• _Exercise_
Produce an exact copy of all the data below, dropping every image.
════════════════
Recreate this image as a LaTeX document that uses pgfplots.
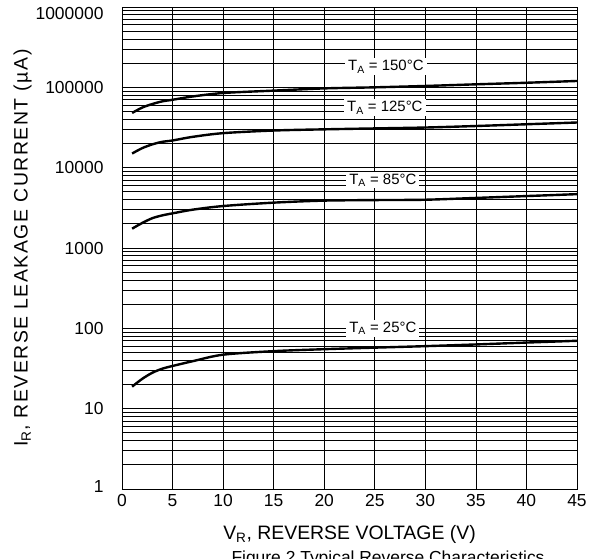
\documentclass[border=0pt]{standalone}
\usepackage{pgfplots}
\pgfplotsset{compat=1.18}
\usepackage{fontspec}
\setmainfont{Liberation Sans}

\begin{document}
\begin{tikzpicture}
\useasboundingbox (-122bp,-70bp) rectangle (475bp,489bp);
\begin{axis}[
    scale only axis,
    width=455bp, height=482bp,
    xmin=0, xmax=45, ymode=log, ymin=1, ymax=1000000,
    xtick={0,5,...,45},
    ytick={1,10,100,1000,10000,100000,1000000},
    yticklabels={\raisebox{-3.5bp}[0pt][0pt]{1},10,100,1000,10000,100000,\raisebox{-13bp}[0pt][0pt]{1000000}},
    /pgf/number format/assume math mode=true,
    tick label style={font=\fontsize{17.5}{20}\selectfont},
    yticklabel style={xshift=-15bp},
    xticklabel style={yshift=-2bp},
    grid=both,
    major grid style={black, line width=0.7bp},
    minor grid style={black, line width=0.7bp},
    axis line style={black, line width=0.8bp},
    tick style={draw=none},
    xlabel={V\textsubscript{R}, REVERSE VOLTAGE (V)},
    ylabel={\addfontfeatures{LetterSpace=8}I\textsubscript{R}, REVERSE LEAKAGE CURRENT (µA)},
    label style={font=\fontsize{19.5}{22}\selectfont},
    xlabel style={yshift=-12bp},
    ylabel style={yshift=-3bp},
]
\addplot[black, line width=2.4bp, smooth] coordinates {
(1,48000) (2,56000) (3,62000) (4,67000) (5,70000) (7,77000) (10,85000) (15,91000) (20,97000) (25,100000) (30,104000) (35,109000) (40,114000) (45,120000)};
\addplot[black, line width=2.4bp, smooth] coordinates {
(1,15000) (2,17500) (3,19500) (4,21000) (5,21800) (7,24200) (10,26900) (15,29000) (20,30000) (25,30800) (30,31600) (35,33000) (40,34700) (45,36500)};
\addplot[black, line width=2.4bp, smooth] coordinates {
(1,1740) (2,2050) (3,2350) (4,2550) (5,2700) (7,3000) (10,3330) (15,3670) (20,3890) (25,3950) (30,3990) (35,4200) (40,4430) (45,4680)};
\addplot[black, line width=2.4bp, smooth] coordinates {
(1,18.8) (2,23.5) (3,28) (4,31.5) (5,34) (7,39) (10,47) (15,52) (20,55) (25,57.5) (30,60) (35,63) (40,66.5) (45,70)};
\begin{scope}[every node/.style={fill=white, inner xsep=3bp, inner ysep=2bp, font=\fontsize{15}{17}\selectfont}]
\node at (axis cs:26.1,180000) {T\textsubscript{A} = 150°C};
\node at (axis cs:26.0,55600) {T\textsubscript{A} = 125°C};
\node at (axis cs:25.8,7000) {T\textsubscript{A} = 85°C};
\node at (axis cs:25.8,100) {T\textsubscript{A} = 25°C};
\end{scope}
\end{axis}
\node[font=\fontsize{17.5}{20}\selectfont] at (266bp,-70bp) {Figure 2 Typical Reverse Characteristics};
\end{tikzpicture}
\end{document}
════════════════
• _Task response_
Recreate this image as a LaTeX document that uses pgfplots.
\documentclass[border=0pt]{standalone}
\usepackage{pgfplots}
\pgfplotsset{compat=1.18}
\usepackage{fontspec}
\setmainfont{Liberation Sans}

\begin{document}
\begin{tikzpicture}
\useasboundingbox (-122bp,-70bp) rectangle (475bp,489bp);
\begin{axis}[
    scale only axis,
    width=455bp, height=482bp,
    xmin=0, xmax=45, ymode=log, ymin=1, ymax=1000000,
    xtick={0,5,...,45},
    ytick={1,10,100,1000,10000,100000,1000000},
    yticklabels={\raisebox{-3.5bp}[0pt][0pt]{1},10,100,1000,10000,100000,\raisebox{-13bp}[0pt][0pt]{1000000}},
    /pgf/number format/assume math mode=true,
    tick label style={font=\fontsize{17.5}{20}\selectfont},
    yticklabel style={xshift=-15bp},
    xticklabel style={yshift=-2bp},
    grid=both,
    major grid style={black, line width=0.7bp},
    minor grid style={black, line width=0.7bp},
    axis line style={black, line width=0.8bp},
    tick style={draw=none},
    xlabel={V\textsubscript{R}, REVERSE VOLTAGE (V)},
    ylabel={\addfontfeatures{LetterSpace=8}I\textsubscript{R}, REVERSE LEAKAGE CURRENT (µA)},
    label style={font=\fontsize{19.5}{22}\selectfont},
    xlabel style={yshift=-12bp},
    ylabel style={yshift=-3bp},
]
\addplot[black, line width=2.4bp, smooth] coordinates {
(1,48000) (2,56000) (3,62000) (4,67000) (5,70000) (7,77000) (10,85000) (15,91000) (20,97000) (25,100000) (30,104000) (35,109000) (40,114000) (45,120000)};
\addplot[black, line width=2.4bp, smooth] coordinates {
(1,15000) (2,17500) (3,19500) (4,21000) (5,21800) (7,24200) (10,26900) (15,29000) (20,30000) (25,30800) (30,31600) (35,33000) (40,34700) (45,36500)};
\addplot[black, line width=2.4bp, smooth] coordinates {
(1,1740) (2,2050) (3,2350) (4,2550) (5,2700) (7,3000) (10,3330) (15,3670) (20,3890) (25,3950) (30,3990) (35,4200) (40,4430) (45,4680)};
\addplot[black, line width=2.4bp, smooth] coordinates {
(1,18.8) (2,23.5) (3,28) (4,31.5) (5,34) (7,39) (10,47) (15,52) (20,55) (25,57.5) (30,60) (35,63) (40,66.5) (45,70)};
\begin{scope}[every node/.style={fill=white, inner xsep=3bp, inner ysep=2bp, font=\fontsize{15}{17}\selectfont}]
\node at (axis cs:26.1,180000) {T\textsubscript{A} = 150°C};
\node at (axis cs:26.0,55600) {T\textsubscript{A} = 125°C};
\node at (axis cs:25.8,7000) {T\textsubscript{A} = 85°C};
\node at (axis cs:25.8,100) {T\textsubscript{A} = 25°C};
\end{scope}
\end{axis}
\node[font=\fontsize{17.5}{20}\selectfont] at (266bp,-70bp) {Figure 2 Typical Reverse Characteristics};
\end{tikzpicture}
\end{document}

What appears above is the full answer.